* YOUR OBJECTIVE
Exactly repeat the material, dropping only the pictures.

* GIVEN MATERIAL
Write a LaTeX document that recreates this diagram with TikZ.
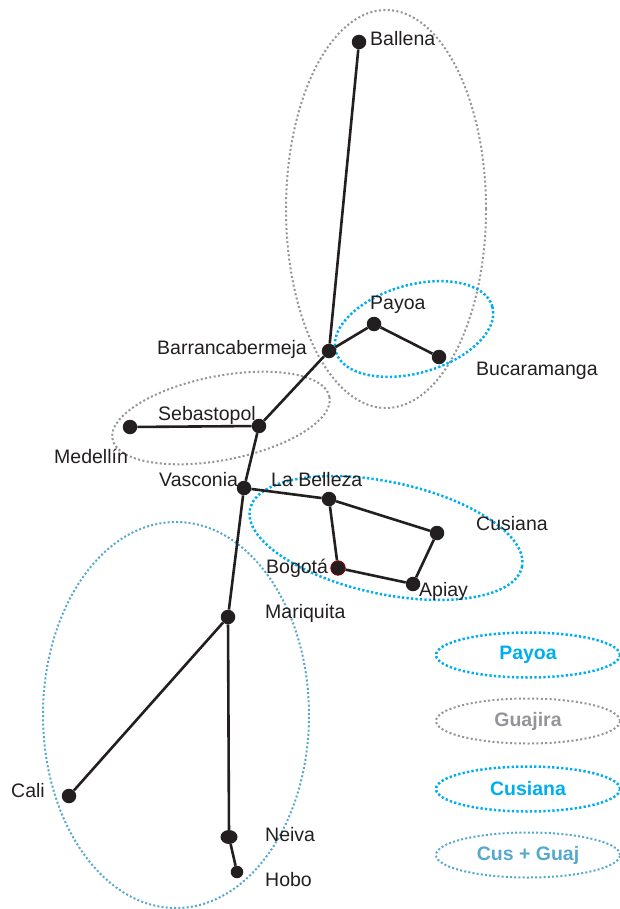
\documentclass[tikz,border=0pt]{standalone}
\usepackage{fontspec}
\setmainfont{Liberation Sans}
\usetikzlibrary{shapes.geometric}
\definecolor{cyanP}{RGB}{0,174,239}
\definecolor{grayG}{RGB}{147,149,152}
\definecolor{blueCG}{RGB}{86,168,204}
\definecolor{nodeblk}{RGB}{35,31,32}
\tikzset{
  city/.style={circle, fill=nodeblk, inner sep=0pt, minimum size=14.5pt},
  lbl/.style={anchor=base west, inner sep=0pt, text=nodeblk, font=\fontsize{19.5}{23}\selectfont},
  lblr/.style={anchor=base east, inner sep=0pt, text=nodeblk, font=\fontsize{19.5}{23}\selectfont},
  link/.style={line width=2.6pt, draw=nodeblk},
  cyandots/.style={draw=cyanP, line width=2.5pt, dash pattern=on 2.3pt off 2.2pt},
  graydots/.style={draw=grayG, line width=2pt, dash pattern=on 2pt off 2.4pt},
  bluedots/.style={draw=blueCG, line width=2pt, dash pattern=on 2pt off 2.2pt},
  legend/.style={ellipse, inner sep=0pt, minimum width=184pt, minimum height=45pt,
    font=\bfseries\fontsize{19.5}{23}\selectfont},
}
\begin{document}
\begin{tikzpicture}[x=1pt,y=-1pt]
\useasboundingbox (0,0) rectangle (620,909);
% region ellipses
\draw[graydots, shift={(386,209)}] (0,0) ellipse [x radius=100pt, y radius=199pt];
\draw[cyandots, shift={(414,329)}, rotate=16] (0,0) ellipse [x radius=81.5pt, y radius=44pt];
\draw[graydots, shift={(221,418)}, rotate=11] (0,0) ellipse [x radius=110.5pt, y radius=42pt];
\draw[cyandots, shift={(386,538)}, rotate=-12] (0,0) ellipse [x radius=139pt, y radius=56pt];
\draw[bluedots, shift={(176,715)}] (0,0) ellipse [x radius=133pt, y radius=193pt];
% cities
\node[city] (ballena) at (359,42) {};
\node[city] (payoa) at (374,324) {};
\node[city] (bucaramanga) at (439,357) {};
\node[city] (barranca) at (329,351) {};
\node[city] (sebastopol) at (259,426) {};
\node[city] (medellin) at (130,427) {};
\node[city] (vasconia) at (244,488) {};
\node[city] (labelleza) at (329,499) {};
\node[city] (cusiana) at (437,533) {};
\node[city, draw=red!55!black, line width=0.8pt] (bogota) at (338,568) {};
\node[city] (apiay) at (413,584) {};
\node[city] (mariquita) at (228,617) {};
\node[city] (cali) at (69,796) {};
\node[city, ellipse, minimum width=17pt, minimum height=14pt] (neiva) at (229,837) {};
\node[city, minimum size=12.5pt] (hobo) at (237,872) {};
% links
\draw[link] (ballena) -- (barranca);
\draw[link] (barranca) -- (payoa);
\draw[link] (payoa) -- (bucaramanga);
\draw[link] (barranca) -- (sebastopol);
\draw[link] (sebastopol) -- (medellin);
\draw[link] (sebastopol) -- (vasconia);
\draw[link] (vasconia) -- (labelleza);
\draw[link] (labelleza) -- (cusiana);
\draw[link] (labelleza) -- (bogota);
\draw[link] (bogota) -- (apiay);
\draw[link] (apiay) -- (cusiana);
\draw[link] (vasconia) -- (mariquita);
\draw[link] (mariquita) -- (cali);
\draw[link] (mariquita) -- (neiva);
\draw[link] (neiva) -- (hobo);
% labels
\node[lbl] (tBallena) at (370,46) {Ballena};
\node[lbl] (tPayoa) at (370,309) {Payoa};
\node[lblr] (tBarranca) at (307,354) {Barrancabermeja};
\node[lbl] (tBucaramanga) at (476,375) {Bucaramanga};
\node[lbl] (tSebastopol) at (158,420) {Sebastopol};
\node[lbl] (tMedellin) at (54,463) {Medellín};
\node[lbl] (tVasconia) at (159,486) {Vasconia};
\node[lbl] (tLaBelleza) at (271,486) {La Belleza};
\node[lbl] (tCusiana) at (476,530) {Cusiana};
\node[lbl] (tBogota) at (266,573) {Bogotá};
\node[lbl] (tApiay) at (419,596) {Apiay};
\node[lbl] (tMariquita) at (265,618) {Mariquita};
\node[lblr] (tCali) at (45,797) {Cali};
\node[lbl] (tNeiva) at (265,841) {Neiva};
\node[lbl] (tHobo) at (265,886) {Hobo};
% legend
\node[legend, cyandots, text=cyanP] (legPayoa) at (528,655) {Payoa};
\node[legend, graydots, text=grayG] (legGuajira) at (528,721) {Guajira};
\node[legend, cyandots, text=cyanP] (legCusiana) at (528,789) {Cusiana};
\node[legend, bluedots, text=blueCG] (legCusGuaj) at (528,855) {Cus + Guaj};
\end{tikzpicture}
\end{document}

* SOLUTION TO THIS PROBLEM
Write a LaTeX document that recreates this diagram with TikZ.
\documentclass[tikz,border=0pt]{standalone}
\usepackage{fontspec}
\setmainfont{Liberation Sans}
\usetikzlibrary{shapes.geometric}
\definecolor{cyanP}{RGB}{0,174,239}
\definecolor{grayG}{RGB}{147,149,152}
\definecolor{blueCG}{RGB}{86,168,204}
\definecolor{nodeblk}{RGB}{35,31,32}
\tikzset{
  city/.style={circle, fill=nodeblk, inner sep=0pt, minimum size=14.5pt},
  lbl/.style={anchor=base west, inner sep=0pt, text=nodeblk, font=\fontsize{19.5}{23}\selectfont},
  lblr/.style={anchor=base east, inner sep=0pt, text=nodeblk, font=\fontsize{19.5}{23}\selectfont},
  link/.style={line width=2.6pt, draw=nodeblk},
  cyandots/.style={draw=cyanP, line width=2.5pt, dash pattern=on 2.3pt off 2.2pt},
  graydots/.style={draw=grayG, line width=2pt, dash pattern=on 2pt off 2.4pt},
  bluedots/.style={draw=blueCG, line width=2pt, dash pattern=on 2pt off 2.2pt},
  legend/.style={ellipse, inner sep=0pt, minimum width=184pt, minimum height=45pt,
    font=\bfseries\fontsize{19.5}{23}\selectfont},
}
\begin{document}
\begin{tikzpicture}[x=1pt,y=-1pt]
\useasboundingbox (0,0) rectangle (620,909);
% region ellipses
\draw[graydots, shift={(386,209)}] (0,0) ellipse [x radius=100pt, y radius=199pt];
\draw[cyandots, shift={(414,329)}, rotate=16] (0,0) ellipse [x radius=81.5pt, y radius=44pt];
\draw[graydots, shift={(221,418)}, rotate=11] (0,0) ellipse [x radius=110.5pt, y radius=42pt];
\draw[cyandots, shift={(386,538)}, rotate=-12] (0,0) ellipse [x radius=139pt, y radius=56pt];
\draw[bluedots, shift={(176,715)}] (0,0) ellipse [x radius=133pt, y radius=193pt];
% cities
\node[city] (ballena) at (359,42) {};
\node[city] (payoa) at (374,324) {};
\node[city] (bucaramanga) at (439,357) {};
\node[city] (barranca) at (329,351) {};
\node[city] (sebastopol) at (259,426) {};
\node[city] (medellin) at (130,427) {};
\node[city] (vasconia) at (244,488) {};
\node[city] (labelleza) at (329,499) {};
\node[city] (cusiana) at (437,533) {};
\node[city, draw=red!55!black, line width=0.8pt] (bogota) at (338,568) {};
\node[city] (apiay) at (413,584) {};
\node[city] (mariquita) at (228,617) {};
\node[city] (cali) at (69,796) {};
\node[city, ellipse, minimum width=17pt, minimum height=14pt] (neiva) at (229,837) {};
\node[city, minimum size=12.5pt] (hobo) at (237,872) {};
% links
\draw[link] (ballena) -- (barranca);
\draw[link] (barranca) -- (payoa);
\draw[link] (payoa) -- (bucaramanga);
\draw[link] (barranca) -- (sebastopol);
\draw[link] (sebastopol) -- (medellin);
\draw[link] (sebastopol) -- (vasconia);
\draw[link] (vasconia) -- (labelleza);
\draw[link] (labelleza) -- (cusiana);
\draw[link] (labelleza) -- (bogota);
\draw[link] (bogota) -- (apiay);
\draw[link] (apiay) -- (cusiana);
\draw[link] (vasconia) -- (mariquita);
\draw[link] (mariquita) -- (cali);
\draw[link] (mariquita) -- (neiva);
\draw[link] (neiva) -- (hobo);
% labels
\node[lbl] (tBallena) at (370,46) {Ballena};
\node[lbl] (tPayoa) at (370,309) {Payoa};
\node[lblr] (tBarranca) at (307,354) {Barrancabermeja};
\node[lbl] (tBucaramanga) at (476,375) {Bucaramanga};
\node[lbl] (tSebastopol) at (158,420) {Sebastopol};
\node[lbl] (tMedellin) at (54,463) {Medellín};
\node[lbl] (tVasconia) at (159,486) {Vasconia};
\node[lbl] (tLaBelleza) at (271,486) {La Belleza};
\node[lbl] (tCusiana) at (476,530) {Cusiana};
\node[lbl] (tBogota) at (266,573) {Bogotá};
\node[lbl] (tApiay) at (419,596) {Apiay};
\node[lbl] (tMariquita) at (265,618) {Mariquita};
\node[lblr] (tCali) at (45,797) {Cali};
\node[lbl] (tNeiva) at (265,841) {Neiva};
\node[lbl] (tHobo) at (265,886) {Hobo};
% legend
\node[legend, cyandots, text=cyanP] (legPayoa) at (528,655) {Payoa};
\node[legend, graydots, text=grayG] (legGuajira) at (528,721) {Guajira};
\node[legend, cyandots, text=cyanP] (legCusiana) at (528,789) {Cusiana};
\node[legend, bluedots, text=blueCG] (legCusGuaj) at (528,855) {Cus + Guaj};
\end{tikzpicture}
\end{document}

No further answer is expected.